L’actuelle plateforme 3GPP-MC est standardisée sur la 4G, même si le 3GPP – l’organisation donc – examine la possibilité d’une migration vers la 5G. Cette 5G offrira-t-elle un atout supplémentaire aux services d’assistance et de secours? Jo Dewaele tempère les espoirs. “Sur le plan des services radio, j’envisage la 5G comme l’évolution logique de la 4G. Honnêtement, il n’y a là rien de révolutionnaire. Certes, la bande passante augmente. Mais le véritable besoin se situe-t-il à ce niveau?” La 5G promet une latence qui se rapproche de zéro. “Pour les services d’urgence, ce n’est pas vraiment important. Mais j’y vois plutôt un intérêt pour des applications d’IoT critiques. Pour l’utilisation de caméras par exemple, la disponibilité d’images à haute résolution en temps réel peut certes faire la différence.”

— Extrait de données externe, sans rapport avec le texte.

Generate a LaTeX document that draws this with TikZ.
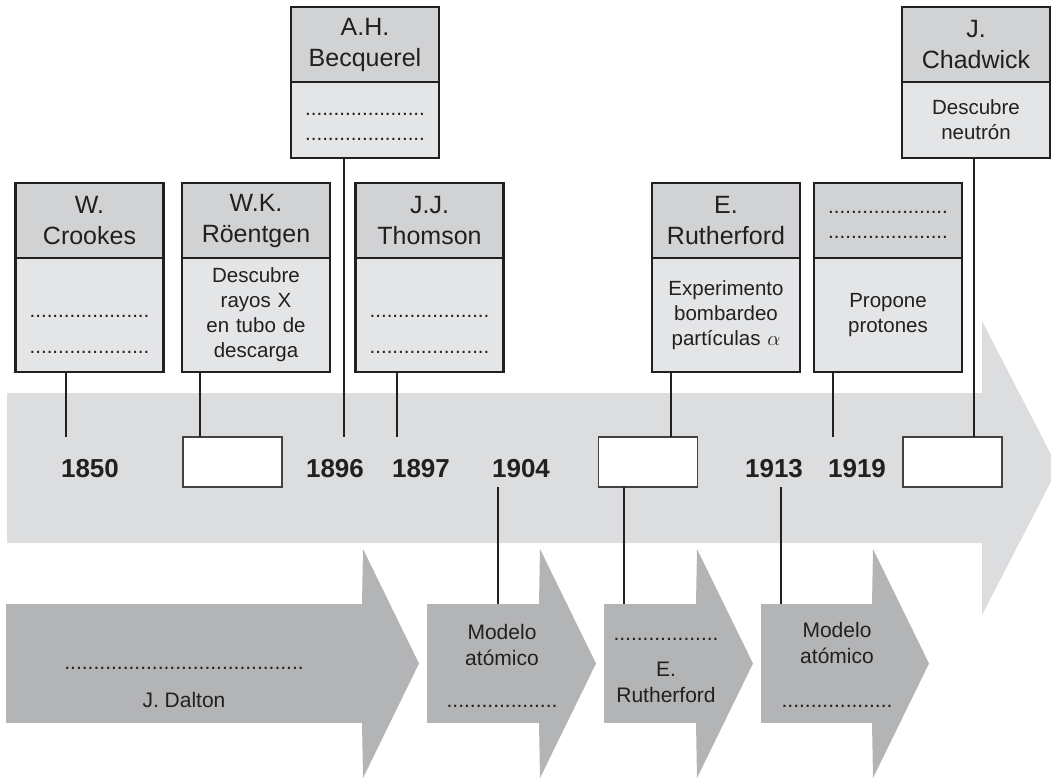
\documentclass[tikz,border=0pt]{standalone}
\usepackage{fontspec}
\setmainfont{Liberation Sans}
\usetikzlibrary{positioning}
\definecolor{ink}{RGB}{35,31,32}
\definecolor{railgray}{RGB}{220,221,223}
\definecolor{lowgray}{RGB}{179,180,182}
\definecolor{headgray}{RGB}{209,210,212}
\definecolor{bodygray}{RGB}{228,229,231}
\newcommand{\dotline}[1]{\foreach \i in {1,...,#1}{.}}

\begin{document}
\begin{tikzpicture}[
    x=1pt, y=-1pt,
    text=ink,
    namebox/.style={rectangle, draw=ink, line width=2.5pt, fill=headgray,
        minimum width=148pt, minimum height=75pt, text width=140pt, align=center,
        inner sep=0pt, outer sep=0pt, font=\fontsize{25}{31}\selectfont},
    factbox/.style={rectangle, draw=ink, line width=2.5pt, fill=bodygray,
        minimum width=148pt, text width=140pt, align=center,
        inner sep=0pt, outer sep=0pt, font=\fontsize{20.5}{25}\selectfont},
    year/.style={font=\fontsize{26}{30}\selectfont\bfseries, minimum height=50pt,
        text height=30pt, text depth=0pt, inner sep=0pt, outer sep=0pt},
    blankbox/.style={rectangle, draw=ink!85, line width=1.5pt, fill=white,
        minimum width=99pt, minimum height=50pt, inner sep=0pt, outer sep=0pt},
    shaft/.style={rectangle, fill=lowgray, minimum height=119pt,
        inner sep=0pt, outer sep=0pt},
    lowtext/.style={align=center, inner sep=0pt, font=\fontsize{21}{26}\selectfont},
    stem/.style={draw=ink, line width=2pt}
]
\clip (0,0) rectangle (1051,777);

% === TIME RAIL ===
\fill[railgray] (7,393) -- (982,393) -- (982,321) -- (1058,468)
    -- (982,615) -- (982,543) -- (7,543) -- cycle;

% === SCIENTISTS ===
\node[namebox] (crookes) at (89.5,220.5) {W.\\Crookes};
\node[factbox, minimum height=114pt, below=0pt of crookes] (crookes-b)
    {\rule{0pt}{40pt}\dotline{21}\\[11pt]\dotline{21}};

\node[namebox] (roentgen) at (256,220.5) {W.K.\\Röentgen};
\node[factbox, minimum height=114pt, below=0pt of roentgen] (roentgen-b)
    {Descubre\\rayos X\\en tubo de\\descarga};

\node[namebox] (becq) at (365,44.5) {A.H.\\Becquerel};
\node[factbox, minimum height=76pt, below=0pt of becq] (becq-b)
    {\rule{0pt}{15pt}\dotline{21}\\\dotline{21}};

\node[namebox] (thomson) at (429.5,220.5) {J.J.\\Thomson};
\node[factbox, minimum height=114pt, below=0pt of thomson] (thomson-b)
    {\rule{0pt}{40pt}\dotline{21}\\[11pt]\dotline{21}};

\node[namebox] (ruth) at (726,220.5) {E.\\Rutherford};
\node[factbox, minimum height=114pt, below=0pt of ruth] (ruth-b)
    {Experimento\\bombardeo\\partículas $\alpha$};

\node[namebox, font=\fontsize{20.5}{25}\selectfont] (prot) at (888,220.5)
    {\rule{0pt}{10pt}\dotline{21}\\\dotline{21}};
\node[factbox, minimum height=114pt, below=0pt of prot] (prot-b)
    {Propone\\protones};

\node[namebox] (chad) at (976,44.5) {J.\\Chadwick};
\node[factbox, minimum height=76pt, below=0pt of chad] (chad-b)
    {Descubre\\neutrón};

% === YEARS AND BLANKS ===
\node[year] (y1850) at (90,462) {1850};
\node[year] (y1896) at (335,462) {1896};
\node[year] (y1897) at (421,462) {1897};
\node[year] (y1904) at (521,462) {1904};
\node[year] (y1913) at (774,462) {1913};
\node[year] (y1919) at (857,462) {1919};

\node[blankbox] (w1) at (232.5,462) {};
\node[blankbox] (w2) at (648,462) {};
\node[blankbox] (w3) at (952.5,462) {};

% === ATOMIC MODELS ===
\node[shaft, minimum width=357pt] (dalton) at (184.5,663.5) {};
\node[shaft, minimum width=113pt] (mod1) at (483.5,663.5) {};
\node[shaft, minimum width=93pt] (ruth2) at (650.5,663.5) {};
\node[shaft, minimum width=112pt] (mod2) at (817,663.5) {};
\foreach \a in {dalton,mod1,ruth2,mod2}
    \fill[lowgray] ([xshift=-1pt]\a.south east) -- ([xshift=-1pt]\a.north east)
        -- ([yshift=55pt]\a.north east) -- ([xshift=56pt]\a.east)
        -- ([yshift=-55pt]\a.south east) -- cycle;

\node[lowtext] (dalton-t) at (184,687) {\dotline{41}\\[12pt]J. Dalton};
\node[lowtext] (mod1-t) at (502,666) {Modelo\\atómico\\[16pt]\dotline{19}};
\node[lowtext] (ruth2-t) at (666,670) {\dotline{18}\\[10pt]E.\\Rutherford};
\node[lowtext] (mod2-t) at (837,664.5) {Modelo\\atómico\\[18pt]\dotline{19}};

% Stems
\draw[stem] (crookes-b.south -| 66,0) -- (y1850.north -| 66,0);
\draw[stem] (roentgen-b.south -| 200,0) -- (w1.north -| 200,0);
\draw[stem] (becq-b.south -| 344,0) -- (y1896.north -| 344,0);
\draw[stem] (thomson-b.south -| 397,0) -- (y1897.north -| 397,0);
\draw[stem] (ruth-b.south -| 671,0) -- (w2.north -| 671,0);
\draw[stem] (prot-b.south -| 833,0) -- (y1919.north -| 833,0);
\draw[stem] (chad-b.south -| 974,0) -- (w3.north -| 974,0);
\draw[stem] (y1904.south -| 498,0) -- (mod1.north -| 498,0);
\draw[stem] (w2.south -| 624,0) -- (ruth2.north -| 624,0);
\draw[stem] (y1913.south -| 781,0) -- (mod2.north -| 781,0);

\end{tikzpicture}
\end{document}
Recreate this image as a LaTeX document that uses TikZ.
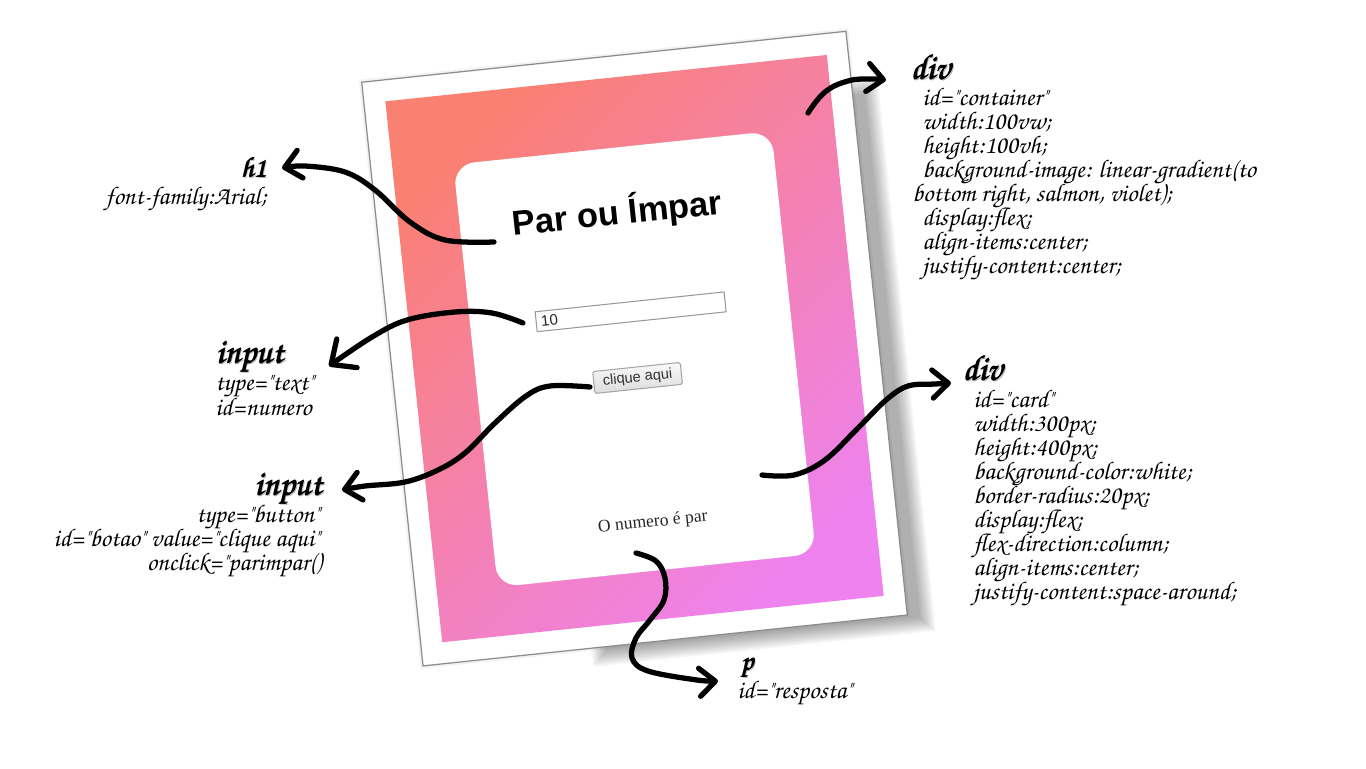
\documentclass[tikz,border=0pt]{standalone}
\usepackage{fontspec}
\setmainfont{Liberation Sans}
\newfontfamily\serifweb{Liberation Serif}
\DeclareFontEncoding{T1}{}{}
\newcommand{\hwfont}{\usefont{T1}{pzc}{mb}{it}}
\newcommand{\fb}[1]{\rlap{\kern1pt\raisebox{-1pt}{\textcolor{black!30}{#1}}}\rlap{#1}\kern0.35pt\rlap{#1}\kern0.35pt\raisebox{0.3pt}{#1}}
\usetikzlibrary{arrows.meta}
\definecolor{salmonc}{HTML}{FA8072}
\definecolor{violetc}{HTML}{EE82EE}
\tikzset{
  hw/.style={font=\hwfont\fontsize{14.5}{16}\selectfont, inner sep=0, anchor=base west},
  hwr/.style={hw, anchor=base east},
  hwh/.style={font=\hwfont\fontsize{20}{22}\selectfont, inner sep=0, anchor=base west},
  hwhr/.style={hwh, anchor=base east},
  hws/.style={font=\hwfont\fontsize{16}{17}\selectfont, inner sep=0, anchor=base west},
  hand/.style={line width=3pt, line cap=round, line join=round,
    -{Straight Barb[length=9pt,width=16pt,round]}},
}
\begin{document}
\begin{tikzpicture}[x=0.02cm,y=-0.02cm]
\useasboundingbox (0,0) rectangle (1366,768);
\fill[white] (0,0) rectangle (1366,768);
% ---------------- page (rotated screenshot) ----------------
\begin{scope}[shift={(634.5,348.6)}, rotate=6, transform shape]
  \foreach \k in {0,...,7}{
    \fill[black, opacity=0.045] (-60-2*\k,-230-2*\k) rectangle (256+2*\k,298+2*\k);
  }
  \fill[black, opacity=0.05] (-246,-296) rectangle (246,296);
  \node[draw=black!45, line width=0.7pt, fill=white, minimum width=9.74cm, minimum height=11.74cm, inner sep=0] (page) at (0,0) {};
  \node[shade, shading=axis, top color=salmonc, bottom color=violetc, shading angle=45, minimum width=8.88cm, minimum height=10.88cm, inner sep=0] (bg) at (0,0) {};
  \node[fill=white, rounded corners=0.42cm, minimum width=6.4cm, minimum height=8.5cm, inner sep=0] (card) at (-1,10.5) {};
  \node[font=\bfseries\fontsize{19.6}{22}\selectfont, anchor=base, inner sep=0] (title) at (-3,-125) {Par ou Ímpar};
  \node[draw=black!40, line width=0.6pt, fill=white, minimum height=0.4cm, inner xsep=0.1cm, inner ysep=0, text width=3.6cm, align=left, font=\fontsize{8.6}{9}\selectfont, text=black!85] (inp) at (0,-37) {10};
  \node[draw=black!35, line width=0.6pt, top color=black!2, bottom color=black!14, rounded corners=1pt, minimum width=1.76cm, minimum height=0.44cm, inner sep=0, font=\fontsize{8.3}{9}\selectfont, text=black!80] (btn) at (0,29.5) {clique aqui};
  \node[font=\serifweb\fontsize{10}{12}\selectfont, text=black!85, inner sep=0] (resp) at (0,175) {O numero é par};
\end{scope}
% ---------------- annotations ----------------
\node[hwh] (divc) at (910,79) {\fb{div}};
\node[hw] (dc1) at (922,105) {id="container"};
\node[hw] (dc2) at (922,129) {width:100vw;};
\node[hw] (dc3) at (922,153) {height:100vh;};
\node[hw] (dc4) at (922,177) {background-image: linear-gradient(to};
\node[hw] (dc5) at (912,201) {bottom right, salmon, violet);};
\node[hw] (dc6) at (922,225) {display:flex;};
\node[hw] (dc7) at (922,249) {align-items:center;};
\node[hw] (dc8) at (922,273) {justify-content:center;};

\node[hwh] (divk) at (962,380) {\fb{div}};
\node[hw] (dk1) at (973,407) {id="card"};
\node[hw] (dk2) at (973,431) {width:300px;};
\node[hw] (dk3) at (973,455) {height:400px;};
\node[hw] (dk4) at (973,479) {background-color:white;};
\node[hw] (dk5) at (973,503) {border-radius:20px;};
\node[hw] (dk6) at (973,527) {display:flex;};
\node[hw] (dk7) at (973,551) {flex-direction:column;};
\node[hw] (dk8) at (973,575) {align-items:center;};
\node[hw] (dk9) at (973,599) {justify-content:space-around;};

\node[hws, anchor=base east] (h1l) at (267,177) {\fb{h1}};
\node[hwr] (h1a) at (267,204) {font-family:Arial;};

\node[hwh] (in1) at (215,363) {\fb{input}};
\node[hw] (in1a) at (215,390) {type="text"};
\node[hw] (in1b) at (215,415) {id=numero};

\node[hwhr] (in2) at (323,495) {\fb{input}};
\node[hwr] (in2a) at (320,522) {type="button"};
\node[hwr] (in2b) at (320,546) {id="botao" value="clique aqui"};
\node[hwr] (in2c) at (322,570) {onclick="parimpar()};

\node[hws] (pl) at (740,670) {\fb{p}};
\node[hw] (pa) at (737,698) {id="resposta"};
% ---------------- connectors ----------------
\coordinate (c1s) at (808,113);  \coordinate (c1e) at (886,80);
\coordinate (h1s) at (494,242);  \coordinate (h1e) at (282,168);
\coordinate (i1s) at (523,323);  \coordinate (i1e) at (329,366);
\coordinate (b1s) at (590,387);  \coordinate (b1e) at (342,490);
\coordinate (k1s) at (762,475);  \coordinate (k1e) at (951,383);
\coordinate (p1s) at (636,553);  \coordinate (p1e) at (718,681);
\draw[hand] plot[smooth, tension=0.7] coordinates {(c1s) (825,92) (848,81) (870,79) (c1e)};
\draw[hand] plot[smooth, tension=0.6] coordinates {(h1s) (445,240) (410,222) (375,190) (345,172) (305,166) (h1e)};
\draw[hand, -{Straight Barb[length=11pt,width=20pt,round]}] plot[smooth, tension=0.6] coordinates {(i1s) (492,313) (455,312) (407,320) (372,337) (i1e)};
\draw[hand] plot[smooth, tension=0.6] coordinates {(b1s) (550,386) (526,396) (495,423) (465,453) (438,470) (405,482) (365,486) (b1e)};
\draw[hand] plot[smooth, tension=0.6] coordinates {(k1s) (794,475) (825,460) (858,428) (886,400) (908,386) (935,384) (k1e)};
\draw[hand] plot[smooth, tension=0.6] coordinates {(p1s) (656,561) (665,578) (664,600) (650,620) (636,638) (632,658) (648,671) (697,680) (p1e)};
\end{tikzpicture}
\end{document}
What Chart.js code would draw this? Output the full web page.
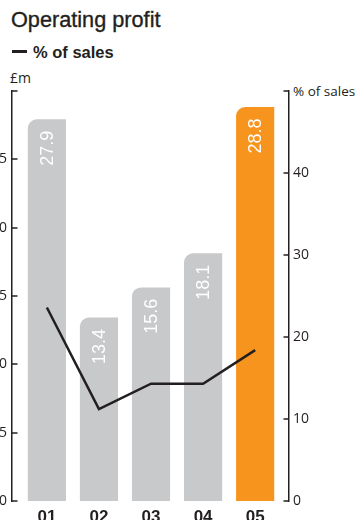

L’un des atouts de la 5G que les fournisseurs aiment à souligner est la possibilité de recourir au ‘network slicing’. Pourrait-on envisager de réserver une ‘tranche’ sécurisée et toujours disponible du réseau pour les services d’urgence? “En théorie, il s’agit là d’une idée intéressante, analyse Jo Dewaele. Reste à voir en pratique comment aborder ce problème. Avec Astrid, nous devrions évidemment pouvoir disposer d’un ‘slice’ dédié, avec une sécurité et une disponibilité garanties. Il faut par ailleurs se demander s’il est raisonnable de confier cette responsabilité à un opérateur commercial. Car c’est là précisément la raison d’être d’Astrid: même si le réseau traditionnel fait défaut, les services d’assistance et de secours peuvent continuer à fonctionner, alors que nous assumons – sous la surveillance de l’autorité – non seulement la disponibilité, mais aussi la souveraineté et la confidentialité des communications.”